## [Instructions to follow]
Copy every line of the data that contains the string "matplotlib".
------------------------------------------------------------------------
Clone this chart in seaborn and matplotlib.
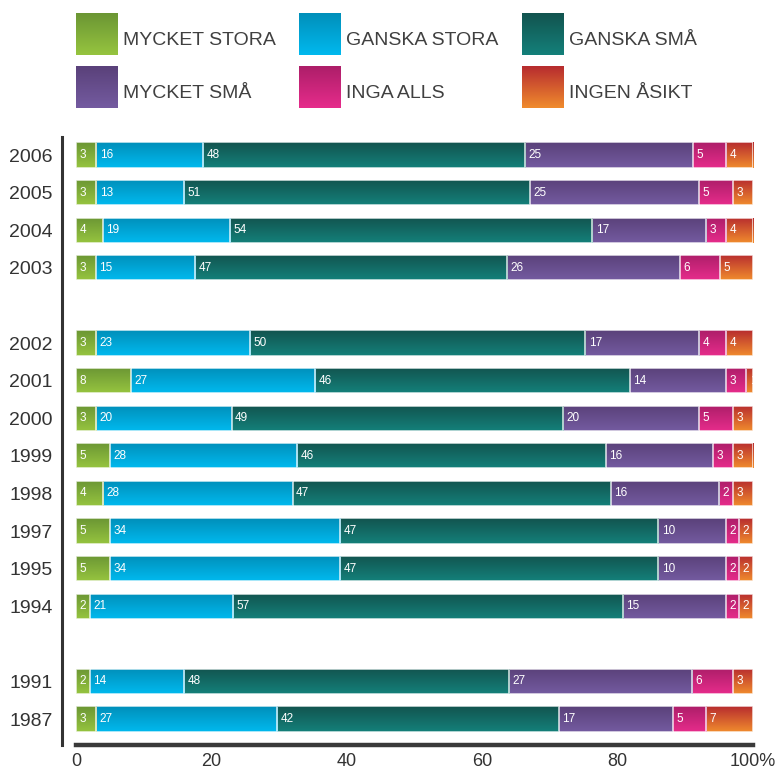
import numpy as np
import pandas as pd
import matplotlib
import matplotlib.pyplot as plt
import seaborn as sns
from matplotlib.colors import LinearSegmentedColormap
from matplotlib.patches import Rectangle

sns.set_theme(style='white')
plt.rcParams['font.family'] = ['Liberation Sans', 'DejaVu Sans']

years = ['2006', '2005', '2004', '2003', '2002', '2001', '2000', '1999',
         '1998', '1997', '1995', '1994', '1991', '1987']
mycket_stora = [3, 3, 4, 3, 3, 8, 3, 5, 4, 5, 5, 2, 2, 3]
ganska_stora = [16, 13, 19, 15, 23, 27, 20, 28, 28, 34, 34, 21, 14, 27]
ganska_sma = [48, 51, 54, 47, 50, 46, 49, 46, 47, 47, 47, 57, 48, 42]
mycket_sma = [25, 25, 17, 26, 17, 14, 20, 16, 16, 10, 10, 15, 27, 17]
inga_alls = [5, 5, 3, 6, 4, 3, 5, 3, 2, 2, 2, 2, 6, 5]
ingen_asikt = [4, 3, 4, 5, 4, 1, 3, 3, 3, 2, 2, 2, 3, 7]

names = ['MYCKET STORA', 'GANSKA STORA', 'GANSKA SMÅ', 'MYCKET SMÅ', 'INGA ALLS', 'INGEN ÅSIKT']
# gradient colours, top -> bottom
grads = [('#6b9634', '#96c43f'), ('#008fba', '#00b9ee'), ('#12544f', '#14807a'),
         ('#5a417a', '#745ba0'), ('#ad1e69', '#e62c8b'), ('#b72c2f', '#f08b2d')]

# blank slots give the gaps between the year groups
order = ['2006', '2005', '2004', '2003', '_a', '2002', '2001', '2000', '1999',
         '1998', '1997', '1995', '1994', '_b', '1991', '1987']

df = pd.DataFrame(dict(zip(names, [mycket_stora, ganska_stora, ganska_sma,
                                   mycket_sma, inga_alls, ingen_asikt])), index=years)
pct = df.div(df.sum(axis=1), axis=0) * 100
cum = pct.cumsum(axis=1)

W, H = 779, 775
fig = plt.figure(figsize=(W / 100, H / 100), dpi=100)
ax = fig.add_axes([76 / W, 1 - 745 / H, (753 - 76) / W, (745 - 137) / H])

grad = np.linspace(0, 1, 64).reshape(-1, 1)
cmaps = [LinearSegmentedColormap.from_list('g%d' % i, g) for i, g in enumerate(grads)]

# stacked bars: longest cumulative first, shorter ones drawn on top
for i in reversed(range(len(names))):
    n0 = len(ax.patches)
    sns.barplot(x=cum[names[i]].values, y=years, order=order, orient='h',
                color=grads[i][1], width=0.67, saturation=1, errorbar=None,
                linewidth=0, ax=ax)
    z = 2 + (len(names) - i)
    for p in list(ax.patches[n0:]):
        p.set_zorder(z)
        x0, y0, w, h = p.get_x(), p.get_y(), p.get_width(), p.get_height()
        im = ax.imshow(grad, cmap=cmaps[i], extent=(x0, x0 + w, y0 + h, y0),
                       aspect='auto', zorder=z + 0.1, interpolation='bilinear')
        im.set_clip_path(p)
        ax.add_patch(Rectangle((x0, y0), w, h, fill=False, ec=(1, 1, 1, 0.8),
                               lw=1.2, zorder=z + 0.2))

# value labels at the start of each segment
for yr in years:
    pos = order.index(yr)
    start = 0
    for name in names:
        ax.annotate(str(df.loc[yr, name]), (start, pos), xytext=(2.5, 0),
                    textcoords='offset points', ha='left', va='center',
                    color='white', fontsize=8.5, zorder=30)
        start = cum.loc[yr, name]

ax.set_xlim(0, 100)
ax.set_ylim(15.69, -0.48)
ax.set_xlabel('')
ax.set_ylabel('')
ax.set_xticks([0, 20, 40, 60, 80, 100])
ax.set_xticklabels(['0', '20', '40', '60', '80', '100%'])
ax.set_yticks(range(len(order)))
ax.set_yticklabels(['' if o.startswith('_') else o for o in order])
ax.tick_params(length=0, colors='#333333')
ax.tick_params(axis='y', labelsize=14, pad=7)
ax.tick_params(axis='x', labelsize=13, pad=6)

for s in ['top', 'right']:
    ax.spines[s].set_visible(False)
ax.spines['left'].set_position(('outward', 10))
ax.spines['left'].set_linewidth(2.2)
ax.spines['left'].set_color('#333333')
ax.spines['bottom'].set_linewidth(3.2)
ax.spines['bottom'].set_color('#3a3a3a')

# legend drawn in a pixel-space overlay
lax = fig.add_axes([0, 0, 1, 1])
lax.patch.set_alpha(0)
for k, name in enumerate(names):
    bx = 76 + (k % 3) * 223
    by = 13 + (k // 3) * 53
    lax.imshow(grad, cmap=cmaps[k], extent=(bx, bx + 42, by + 42, by),
               aspect='auto', interpolation='bilinear')
    lax.text(bx + 47, by + 32, name, fontsize=14, color='#404040', va='baseline')
lax.set_xlim(0, W)
lax.set_ylim(H, 0)
lax.axis('off')

fig.savefig('out.png', dpi=100)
------------------------------------------------------------------------
## [Problem solution]
Clone this chart in seaborn and matplotlib.
import matplotlib
import matplotlib.pyplot as plt
from matplotlib.colors import LinearSegmentedColormap
from matplotlib.patches import Rectangle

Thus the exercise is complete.